Interpreting Stone

Allucquere Rosanne Stone’s (1996) The War of Desire and Technology at the Close of the Mechanical Age is a significant addition to the historical record, shedding light on the development of such important early digital havens as Atari Labs and CommuniTree, as well as (unintentionally) demonstrating the ephemeral nature of the current and cutting-edge — when it comes to technology, new products on the market are, in a sense, already “old.”


Desire and technology in the workplace: Exploration, reification & transgression (originally presented to the class on September 30, 2010)

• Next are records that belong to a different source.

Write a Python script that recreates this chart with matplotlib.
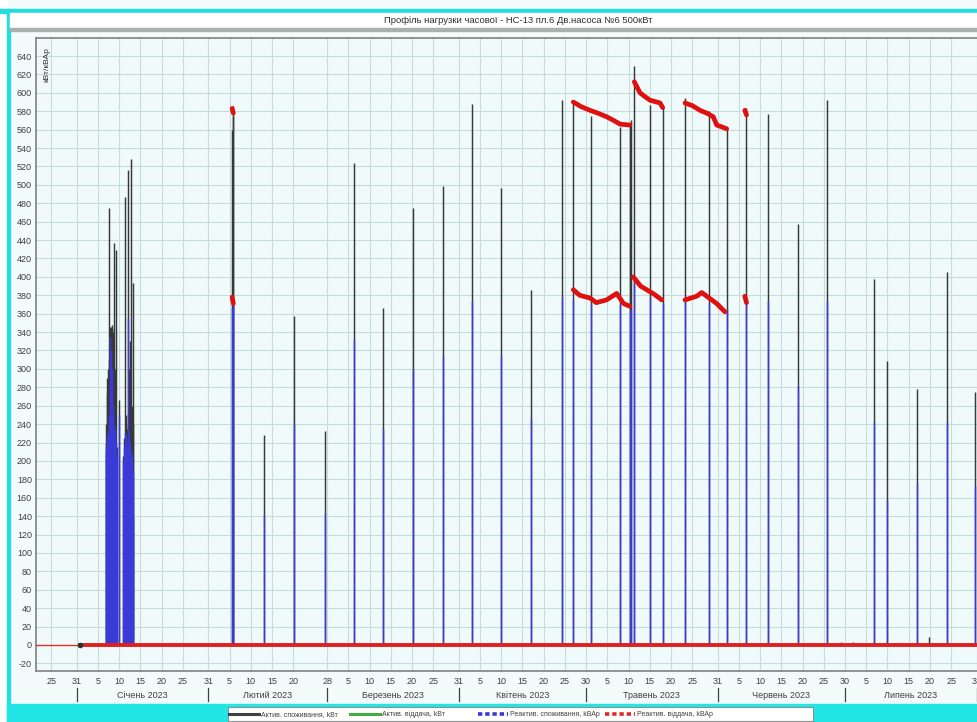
import matplotlib
matplotlib.use('Agg')
import matplotlib.pyplot as plt
import matplotlib.patches as patches
import matplotlib.transforms as mtransforms
import numpy as np
import pandas as pd

plt.rcParams['font.family'] = ['Liberation Sans', 'DejaVu Sans']

title = 'Профіль нагрузки часової - НС-13 пл.6 Дв.насоса №6 500кВт'
y_label = 'кВт/кВАр'
legend_labels = ['Актив. споживання, kВт', 'Актив. віддача, kВт',
                 'Реактив. споживання, kВАр', 'Реактив. віддача, kВАр']
month_labels = ['Січень 2023', 'Лютий 2023', 'Березень 2023', 'Квітень 2023',
                'Травень 2023', 'Червень 2023', 'Липень 2023']
month_starts = ['2023-01-01', '2023-02-01', '2023-03-01', '2023-04-01',
                '2023-05-01', '2023-06-01', '2023-07-01', '2023-08-01']
tick_days = ['2022-12-25', '2022-12-31',
             '2023-01-05', '2023-01-10', '2023-01-15', '2023-01-20', '2023-01-25', '2023-01-31',
             '2023-02-05', '2023-02-10', '2023-02-15', '2023-02-20', '2023-02-28',
             '2023-03-05', '2023-03-10', '2023-03-15', '2023-03-20', '2023-03-25', '2023-03-31',
             '2023-04-05', '2023-04-10', '2023-04-15', '2023-04-20', '2023-04-25', '2023-04-30',
             '2023-05-05', '2023-05-10', '2023-05-15', '2023-05-20', '2023-05-25', '2023-05-31',
             '2023-06-05', '2023-06-10', '2023-06-15', '2023-06-20', '2023-06-25', '2023-06-30',
             '2023-07-05', '2023-07-10', '2023-07-15', '2023-07-20', '2023-07-25', '2023-07-31']

# pump runs: time, active peak (kW), reactive peak (kVAr)
run_times = ['2023-01-07 19:00', '2023-01-07 22:30', '2023-01-08 02:00', '2023-01-08 05:30',
             '2023-01-08 09:00', '2023-01-08 12:30', '2023-01-08 16:00', '2023-01-08 19:30',
             '2023-01-08 23:00', '2023-01-09 02:30', '2023-01-09 06:00', '2023-01-09 09:00',
             '2023-01-09 12:00', '2023-01-09 15:30', '2023-01-09 19:00', '2023-01-09 23:30',
             '2023-01-10 04:30', '2023-01-10 09:00', '2023-01-11 01:00',
             '2023-01-12 00:30', '2023-01-12 04:30', '2023-01-12 09:00', '2023-01-12 13:00',
             '2023-01-12 17:30', '2023-01-12 21:30', '2023-01-13 03:45', '2023-01-13 07:00',
             '2023-01-13 10:30', '2023-01-13 14:30', '2023-01-13 19:00', '2023-01-13 23:30',
             '2023-01-14 03:30', '2023-01-14 08:00',
             '2023-02-06 14:00', '2023-02-06 18:00', '2023-02-06 22:00',
             '2023-02-14 04:30', '2023-02-21 04:30', '2023-02-28 12:00', '2023-03-07 07:40',
             '2023-03-14 03:40', '2023-03-21 05:20', '2023-03-28 05:20', '2023-04-04 04:30',
             '2023-04-10 22:50', '2023-04-18 00:30', '2023-04-25 06:00', '2023-04-27 23:45',
             '2023-05-02 02:00', '2023-05-08 23:45', '2023-05-11 10:00', '2023-05-11 14:00',
             '2023-05-12 08:40', '2023-05-16 01:30', '2023-05-19 01:10', '2023-05-24 07:10',
             '2023-05-30 00:30', '2023-06-03 03:00', '2023-06-07 14:30', '2023-06-12 22:00',
             '2023-06-19 23:45', '2023-06-26 19:40', '2023-06-30 00:00', '2023-07-02 21:00',
             '2023-07-07 19:40', '2023-07-10 19:25', '2023-07-17 21:00', '2023-07-20 19:00',
             '2023-07-25 02:10', '2023-07-31 14:25']
run_active = [220, 240, 274, 290,
              300, 310, 475, 330,
              345, 346, 348, 344,
              340, 338, 437, 300,
              429, 215, 266,
              205, 225, 487, 250,
              240, 235, 516, 300,
              330, 280, 528, 260,
              240, 393,
              560, 586, 575,
              228, 357, 232, 524,
              366, 475, 499, 588,
              497, 386, 592, 590,
              575, 563, 565, 571,
              629, 587, 583, 594,
              580, 562, 584, 577,
              458, 592, 3, 3,
              398, 309, 278, 9,
              405, 275]
run_reactive = [210, 215, 225, 228,
                232, 235, 250, 280,
                335, 320, 300, 280,
                260, 250, 240, 235,
                220, 205, 250,
                200, 215, 230, 228,
                225, 220, 355, 230,
                220, 215, 210, 205,
                190, 140,
                366, 372, 368,
                141, 240, 143, 332,
                235, 300, 314, 374,
                314, 247, 378, 376,
                372, 370, 362, 365,
                400, 378, 372, 376,
                372, 365, 374, 374,
                281, 374, 0, 0,
                242, 157, 176, 0,
                242, 173]

# reactive output trace, None splits the pieces
red_top_times = ['2023-02-06 14:30', '2023-02-06 21:30', None,
                 '2023-04-27 23:45', '2023-04-29 20:00', '2023-05-01 22:00', '2023-05-03 18:00',
                 '2023-05-05 20:00', '2023-05-07 12:00', '2023-05-08 23:45', '2023-05-11 08:10', None,
                 '2023-05-12 08:40', '2023-05-13 16:50', '2023-05-14 20:00', '2023-05-16 01:30',
                 '2023-05-18 09:50', '2023-05-19 01:10', None,
                 '2023-05-24 07:10', '2023-05-26 02:00', '2023-05-27 20:00', '2023-05-29 10:00',
                 '2023-05-30 23:00', '2023-05-31 18:30', '2023-06-03 03:00', None,
                 '2023-06-07 09:30', '2023-06-07 19:00']
red_top_vals = [583, 578, None,
                590, 585, 581, 578,
                574, 570, 566, 565, None,
                612, 600, 596, 592,
                589, 584, None,
                589, 586, 581, 578,
                574, 565, 561, None,
                581, 576]
red_low_times = ['2023-02-06 14:30', '2023-02-06 21:30', None,
                 '2023-04-27 23:45', '2023-04-29 12:00', '2023-05-01 22:00', '2023-05-03 10:00',
                 '2023-05-05 20:00', '2023-05-08 04:50', '2023-05-09 20:00', '2023-05-11 08:10', None,
                 '2023-05-12 03:00', '2023-05-13 20:00', '2023-05-15 06:45', '2023-05-17 02:00',
                 '2023-05-18 19:30', None,
                 '2023-05-24 07:10', '2023-05-27 01:30', '2023-05-28 06:00', '2023-05-29 09:50',
                 '2023-05-31 18:30', '2023-06-02 17:15', None,
                 '2023-06-07 09:30', '2023-06-07 19:00']
red_low_vals = [378, 371, None,
                386, 380, 377, 372,
                375, 382, 371, 368, None,
                400, 390, 386, 381,
                375, None,
                375, 379, 383, 379,
                371, 362, None,
                379, 372]

day0 = pd.Timestamp('2023-01-01')


def to_day(s):
    if s is None:
        return np.nan
    return (pd.Timestamp(s) - day0) / pd.Timedelta(days=1)


run_x = np.array([to_day(t) for t in run_times])
top_x = np.array([to_day(t) for t in red_top_times])
low_x = np.array([to_day(t) for t in red_low_times])
top_y = np.array([np.nan if v is None else v for v in red_top_vals], dtype=float)
low_y = np.array([np.nan if v is None else v for v in red_low_vals], dtype=float)

W, H = 977, 722
fig = plt.figure(figsize=(W / 100, H / 100), dpi=100)
fig.patch.set_facecolor('#f3fbfb')

# frame decoration in pixel coordinates
deco = fig.add_axes([0, 0, 1, 1], zorder=0)
deco.set_xlim(0, W)
deco.set_ylim(H, 0)
deco.axis('off')
deco.add_patch(patches.Rectangle((0, 0), 7, H, color='#ffffff'))
deco.add_patch(patches.Rectangle((7, 9), 3, H, color='#22dede'))
deco.add_patch(patches.Rectangle((0, 9), W, 4, color='#22dede'))
deco.add_patch(patches.Rectangle((10, 13), W, 15, color='#ffffff'))
deco.add_patch(patches.Rectangle((10, 28), W, 3, color='#a8b0b0'))
deco.add_patch(patches.Rectangle((7, 704), W, 18, color='#22e6e6'))
deco.add_patch(patches.Rectangle((228, 707), 585, 14, facecolor='#ffffff', edgecolor='#909090', lw=0.8))
deco.text(518, 20.5, title, ha='center', va='center', fontsize=6.8, color='#303030')

leg_x = [229, 350, 478, 605]
leg_styles = [dict(color='#404040', lw=2.2, ls='-'),
              dict(color='#44aa44', lw=2.2, ls='-'),
              dict(color='#3838d8', lw=2.6, ls=(0, (1.2, 0.8))),
              dict(color='#e02828', lw=2.6, ls=(0, (1.2, 0.8)))]
for lx, st, lab in zip(leg_x, leg_styles, legend_labels):
    deco.plot([lx, lx + 30], [714, 714], **st)
    deco.text(lx + 32, 714.5, lab, ha='left', va='center', fontsize=5, color='#404040')

# main chart
ax = fig.add_axes([36 / W, 1 - 671 / H, 1 - 36 / W, (671 - 38) / H], zorder=1)
ax.set_facecolor('#f0fafa')
x_left, x_right = -9.59, 212.09
ax.set_xlim(x_left, x_right)
ax.set_ylim(-28.3, 659.6)

tick_pos = [to_day(d) + 1 for d in tick_days]
ax.set_xticks(tick_pos)
ax.set_xticklabels([str(pd.Timestamp(d).day) for d in tick_days], fontsize=6.5, color='#404040')
ax.set_yticks(range(-20, 641, 20))
ax.set_yticklabels([str(v) for v in range(-20, 641, 20)], fontsize=6.5, color='#404040')
ax.tick_params(length=0, pad=4.5)
ax.tick_params(axis='y', pad=3)
ax.grid(True, color='#c6dcdc', lw=0.8)
ax.set_axisbelow(True)
for sp in ['left', 'bottom', 'top']:
    ax.spines[sp].set_color('#808080')
    ax.spines[sp].set_linewidth(1.2)
ax.spines['right'].set_visible(False)

ax.vlines(run_x, 0, run_active, color='#383838', lw=1.05, zorder=3)
ax.vlines(run_x, 0, run_reactive, color='#3a3ad6', lw=1.05, zorder=4)

ax.plot([x_left, 0.0], [0, 0], color='#e03030', lw=1.0, zorder=5)
ax.plot([0.75, x_right], [0, 0], color='#e02020', lw=2.8, zorder=5)
ax.plot([0.75], [0], marker='o', ms=3, color='#303030', zorder=6)
ax.plot(top_x, top_y, color='#e01010', lw=3.4, zorder=6, solid_capstyle='round')
ax.plot(low_x, low_y, color='#e01010', lw=3.4, zorder=6, solid_capstyle='round')

ax.text(0.008, 0.985, y_label, transform=ax.transAxes, rotation=90,
        ha='left', va='top', fontsize=6, color='#303030')

# month captions under the day numbers
trans = mtransforms.blended_transform_factory(ax.transData, ax.transAxes)
ms = [to_day(m) for m in month_starts]
for m in ms:
    if m < x_right:
        ax.plot([m, m], [-0.027, -0.047], transform=trans, color='#404040', lw=0.9, clip_on=False)
for i, lab in enumerate(month_labels):
    ax.text((ms[i] + ms[i + 1]) / 2, -0.038, lab, transform=trans, ha='center', va='center',
            fontsize=6.5, color='#404040')

fig.savefig('out.png', dpi=100, facecolor=fig.get_facecolor())
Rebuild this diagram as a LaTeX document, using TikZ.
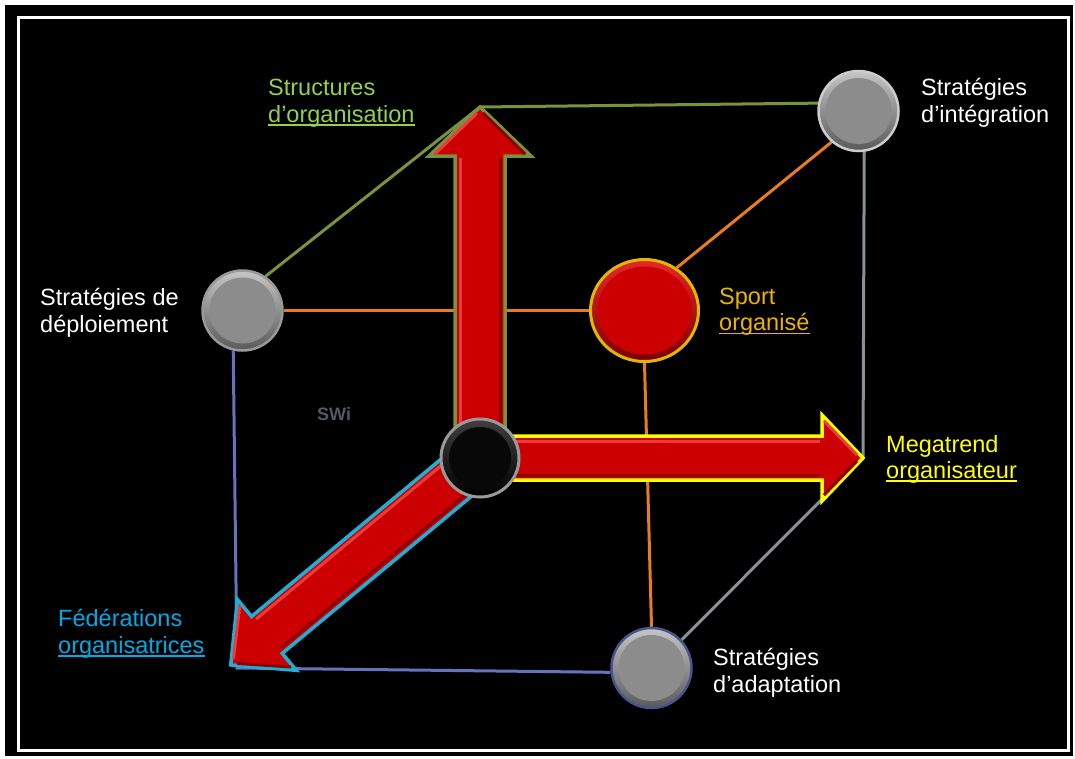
\documentclass[tikz,border=0pt]{standalone}
\usepackage{fontspec}
\setmainfont{Liberation Sans}
\usetikzlibrary{shapes.geometric}
\definecolor{grnln}{RGB}{119,147,60}
\definecolor{grntx}{RGB}{146,208,80}
\definecolor{yel}{RGB}{255,255,0}
\definecolor{sporttx}{RGB}{235,180,0}
\definecolor{orgln}{RGB}{232,125,30}
\definecolor{cyantx}{RGB}{0,170,230}
\definecolor{cyanln}{RGB}{30,175,215}
\definecolor{blueln}{RGB}{100,115,190}
\definecolor{grayln}{RGB}{135,145,150}
\definecolor{arred}{RGB}{204,0,0}
\definecolor{arlight}{RGB}{235,60,60}
\definecolor{ardark}{RGB}{140,0,0}
\definecolor{swi}{RGB}{80,90,100}
\pgfdeclarelayer{bg}
\pgfdeclarelayer{lines}
\pgfdeclarelayer{arrows}
\pgfsetlayers{bg,lines,arrows,main}
\tikzset{
  ball/.style={circle, inner sep=0pt, minimum size=80pt, line width=2.5pt,
    top color=gray!45, bottom color=black!65,
    path picture={\fill[black!45] (path picture bounding box.center) circle (33pt);}},
  cline/.style={line width=3pt},
  arrowbody/.style={fill=arred, line width=3.5pt},
  hilite/.style={arlight, line width=3pt},
  shadow/.style={ardark, line width=3pt},
  lbl/.style={anchor=base west, inner sep=0pt, font=\fontsize{23.5}{27}\selectfont},
  uline/.style={line width=1.5pt},
}
\begin{document}
\begin{tikzpicture}[x=1pt,y=-1pt]
\useasboundingbox (0,0) rectangle (1075,758);
\begin{pgfonlayer}{bg}
\fill[white] (0,0) rectangle (1075,758);
\fill[black] (5,5) rectangle (1073,756);
\draw[white, line width=3pt] (18.5,17) rectangle (1068,750.5);
\end{pgfonlayer}

% circles
\node[ball, draw=black!20] (int) at (858.5,111) {};
\node[ball, draw=black!40] (dep) at (242.5,310.5) {};
\node[ball, draw={rgb,255:red,70;green,85;blue,140}] (ada) at (651.5,668) {};
\node[ellipse, inner sep=0pt, minimum width=108pt, minimum height=102pt, line width=3pt,
  draw={rgb,255:red,224;green,184;blue,0}, top color={rgb,255:red,230;green,40;blue,40}, bottom color={rgb,255:red,120;green,0;blue,0},
  path picture={\fill[arred] (path picture bounding box.center) ellipse [x radius=47pt, y radius=44pt];}] (sport) at (644.5,310.5) {};
\node[circle, inner sep=0pt, minimum size=78pt, line width=3pt, draw=black!40,
  top color=black!75, bottom color=black,
  path picture={\fill[black!97] (path picture bounding box.center) circle (31pt);}] (ctr) at (480,458) {};

% cube corners (arrow tips)
\coordinate (T) at (480,107);
\coordinate (R) at (863,458);
\coordinate (D) at (237,668);

\begin{pgfonlayer}{lines}
\draw[cline, grnln] (dep.56) -- (T) -- (int.169);
\draw[cline, orgln] (dep.east) -- (sport.west);
\draw[cline, orgln] (sport.53) -- (int.229);
\draw[cline, orgln] (sport.south) -- (ada.north);
\draw[cline, grayln] (int.-82) -- (R) -- (ada.43);
\draw[cline, blueln] (dep.-103) -- (D) -- (ada.186);
\end{pgfonlayer}

\begin{pgfonlayer}{arrows}
% up arrow
\begin{scope}[shift={(ctr.center)}, rotate=90]
\filldraw[arrowbody, draw=grnln] (0,-25) -- (302,-25) -- (302,-51) -- (351,0) -- (302,51) -- (302,25) -- (0,25) -- cycle;
\draw[hilite] (0,-20) -- (300,-20);
\draw[shadow] (0,20) -- (300,20);
\draw[hilite] (304,-45) -- (345,-3);
\draw[shadow] (304,45) -- (345,3);
\end{scope}
% right arrow
\begin{scope}[shift={(ctr.center)}]
\filldraw[arrowbody, draw=yel] (0,-22) -- (342,-22) -- (342,-43) -- (383,0) -- (342,43) -- (342,22) -- (0,22) -- cycle;
\draw[hilite] (0,-17) -- (340,-17);
\draw[shadow] (0,17) -- (340,17);
\draw[hilite] (344,-37) -- (377,-3);
\draw[shadow] (344,37) -- (377,3);
\end{scope}
% diagonal arrow
\begin{scope}[shift={(ctr.center)}, rotate=219.7]
\filldraw[arrowbody, draw=cyanln] (0,-24) -- (277,-24) -- (277,-46) -- (324,0) -- (277,46) -- (277,24) -- (0,24) -- cycle;
\draw[shadow] (0,-19) -- (275,-19);
\draw[hilite] (0,19) -- (275,19);
\draw[shadow] (279,-40) -- (318,-3);
\draw[hilite] (279,40) -- (318,3);
\end{scope}
\end{pgfonlayer}

% labels
\node[lbl, text=grntx] (l1a) at (268,95) {Structures};
\node[lbl, text=grntx] (l1b) at (268,122) {d’organisation};
\node[lbl, text=white] (l2a) at (921,95) {Stratégies};
\node[lbl, text=white] (l2b) at (921,122.5) {d’intégration};
\node[lbl, text=white] (l3a) at (40,305) {Stratégies de};
\node[lbl, text=white] (l3b) at (40,332) {déploiement};
\node[lbl, text=sporttx] (l4a) at (719,304) {Sport};
\node[lbl, text=sporttx] (l4b) at (719,330.5) {organisé};
\node[lbl, text=yel] (l5a) at (886,452) {Megatrend};
\node[lbl, text=yel] (l5b) at (886,478) {organisateur};
\node[lbl, text=cyantx] (l6a) at (58,626) {Fédérations};
\node[lbl, text=cyantx] (l6b) at (58,653) {organisatrices};
\node[lbl, text=white] (l7a) at (713,665) {Stratégies};
\node[lbl, text=white] (l7b) at (713,692) {d’adaptation};
\node[anchor=base west, inner sep=0pt, text=swi, font=\fontsize{18}{20}\selectfont\bfseries] (swi) at (317,420) {SWi};

% underlines
\draw[uline, grntx] ([yshift=-3pt]l1b.base west) -- ([yshift=-3pt]l1b.base east);
\draw[uline, sporttx] ([yshift=-3pt]l4b.base west) -- ([yshift=-3pt]l4b.base east);
\draw[uline, yel] ([yshift=-3pt]l5b.base west) -- ([yshift=-3pt]l5b.base east);
\draw[uline, cyantx] ([yshift=-3pt]l6b.base west) -- ([yshift=-3pt]l6b.base east);
\end{tikzpicture}
\end{document}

Demonstrating uncommon insight for her time, Stone (1996) expounds on the novel affordances offered by computers:

Computers are arenas for social experience and dramatic interaction, a type of media more like public theater, and their output is used for qualitative interaction, dialogue, and conversation. Inside the little box are other people” (p. 16).
“Ubiquitous technology, which is definitive of the virtual age, is far more subtle. It doesn’t tell us anything. It rearranges our thinking apparatus so that different thinking just is” (p. 168).

Stone (1996) also examines the concept of multiplicity. She claims:

“The nets are spaces of transformation, identity factories in which bodies are meaning machines and transgender — identity as performance, as play, as wrench in the smooth gears of social apparatus of the social apparatus of vision — is the ground state” (pp. 180-181).

Contemporary actor/performance artist Sarah Jones embodies multiplicity in her appropriation of diverse characters within a one-woman show. Her performance demonstrates corporeally what the Internet can deliver virtually.